Question

If f(x)=-5+1 and g(x)=x^3, what is (g。f)(0)?

Answer 1

Are you sure you have your f(x) correct? I don't see an \(x\) in it.

Answer 2

Oh sorry yea it's f(x)=-5x+1

Answer 3

@whpalmer4

Answer 4

If memory serves me correctly, that notation is equivalent to g(f(x)), right?

Answer 5

Yes, it is.

So, we need to do 1 of 2 things:

Either find an algebraic expression for \((g\circ f)(x)\) and evaluate it at \(x = 0\), or evaluate \(u = f(0)\) and then evaluate \(g(u)\)

Answer 6

Yes I believe so

Answer 7

Let's do both!

2) if \(f(x) = -5x+1\), what does \(f(0) =\)? \(f(0) = -5(0)+1 = \)

Answer 8

1

Answer 9

Good. Now what is \(g(1) = (1)^3 = \)?

Answer 10

1

Answer 11

Good. If we had a lot of these to do, it might be worth doing the algebra to find a direct expression for \((g\circ f(x))\). Here's how we would do that.

\[f(x) = -5x+1\]\[g(x) = x^3\]Now we take the right hand side of our definition of \(f(x)\) and rewrite our definition of \(g(x)\), replacing \(x\) wherever we encounter it on the right hand side of \(g(x)\) with \(f(x)\).

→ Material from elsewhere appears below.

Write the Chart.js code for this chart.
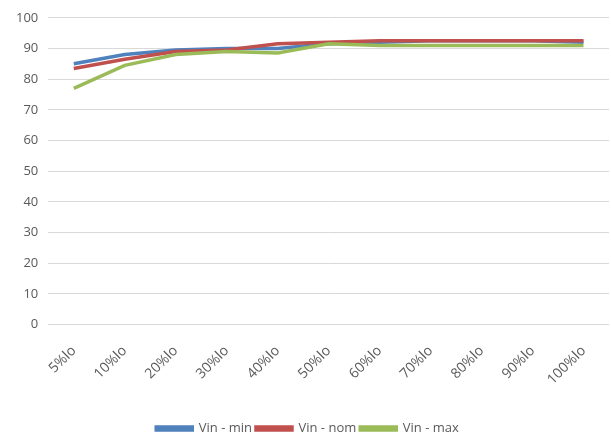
<!DOCTYPE html>
<html>
<head>
<meta charset="utf-8">
<script src="https://cdn.jsdelivr.net/npm/chart.js@4.4.0/dist/chart.umd.min.js"></script>
<style>
  html, body { margin: 0; padding: 0; background: #fff; }
  #wrap { width: 611px; height: 438px; position: relative; }
</style>
</head>
<body>
<div id="wrap"><canvas id="chartEff"></canvas></div>
<script>
// Eficiencia vs carga
const cargas = ['5%lo', '10%lo', '20%lo', '30%lo', '40%lo', '50%lo', '60%lo', '70%lo', '80%lo', '90%lo', '100%lo'];
const vinMin = [85, 88, 89.5, 90, 90, 91.5, 92, 92.5, 92.5, 92.5, 92];
const vinNom = [83.5, 86.5, 89, 89.5, 91.5, 92, 92.5, 92.5, 92.5, 92.5, 92.5];
const vinMax = [77, 84.5, 88, 89, 88.5, 91.5, 91, 91, 91, 91, 91];

const gris = '#595959';

new Chart(document.getElementById('chartEff'), {
  type: 'line',
  data: {
    labels: cargas,
    datasets: [
      // order: la última serie queda encima, como en Excel
      { label: 'Vin - min', data: vinMin, borderColor: '#4F81BD', backgroundColor: '#4F81BD', order: 2 },
      { label: 'Vin - nom', data: vinNom, borderColor: '#C0504D', backgroundColor: '#C0504D', order: 1 },
      { label: 'Vin - max', data: vinMax, borderColor: '#9BBB59', backgroundColor: '#9BBB59', order: 0 }
    ]
  },
  options: {
    responsive: true, maintainAspectRatio: false, animation: false,
    layout: { padding: { left: 6, right: 2, top: 17, bottom: -7 } },
    elements: { line: { borderWidth: 3.5, tension: 0 }, point: { radius: 0 } },
    plugins: {
      legend: {
        position: 'bottom',
        labels: {
          color: gris, font: { family: 'Open Sans', size: 13 }, boxWidth: 36, boxHeight: 3, padding: 4,
          sort: (a, b) => a.datasetIndex - b.datasetIndex
        }
      },
      tooltip: { enabled: false }
    },
    scales: {
      x: {
        offset: true,
        grid: { display: false },
        border: { display: false },
        ticks: { color: gris, font: { family: 'Open Sans', size: 14 }, maxRotation: 45, minRotation: 45, padding: 10 },
        afterFit: s => { s.height += 20; }
      },
      y: {
        min: 0, max: 100,
        ticks: { stepSize: 10, color: gris, font: { family: 'Open Sans', size: 13 }, padding: 10 },
        grid: { color: '#D9D9D9', drawTicks: false },
        border: { display: false }
      }
    }
  }
});
</script>
</body>
</html>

\[g(x) = x^3 = (-5x+1)^3\]
We could expand that to \[g(x) = -125x^3+75x^2-15x+1\]but it is probably just as convenient if not more so in the earlier form.

Answer 12

Let's check our work:
\[g(0) = (-5(0)+1)^3 = (0+1)^3 = 1^3 = 1\checkmark\]
\[g(0) = -125(0)^3 + 75(0)^2 - 15(0)+1 = 1\checkmark\]

Answer 13

Both of the new equations work at \(x=0\), at least. That's a necessary, if not sufficient, condition. We could check another point both ways:

\[x = 1,~f(1) = -5(1)+1 = -4, ~g(-4) = (-4)^3 = -64\]
\[(g(f(1)) = (-5(1)+1)^3 = (-4)^3 = -64\checkmark\]\[g(f(1)) = -125(1)^3+75(1)^2-15(1)+1 = -125+75-15+1 = -64\checkmark\]So our equations work at 2 different points, I think it is safe to conclude our work is correct.

Answer 14

Any questions about how I combined equations? Or anything else?

Answer 15

So is our answer 0?

Answer 16

No, our answer was 1.

\[g(f(0)) = (-5(0)+1)^3 = (0+1)^3 = 1^3 = 1\]

Or \[f(0) = (-5(0)+1) = 0+1 = 1, ~g(f(0)) = g(1) = (1)^3 = 1\]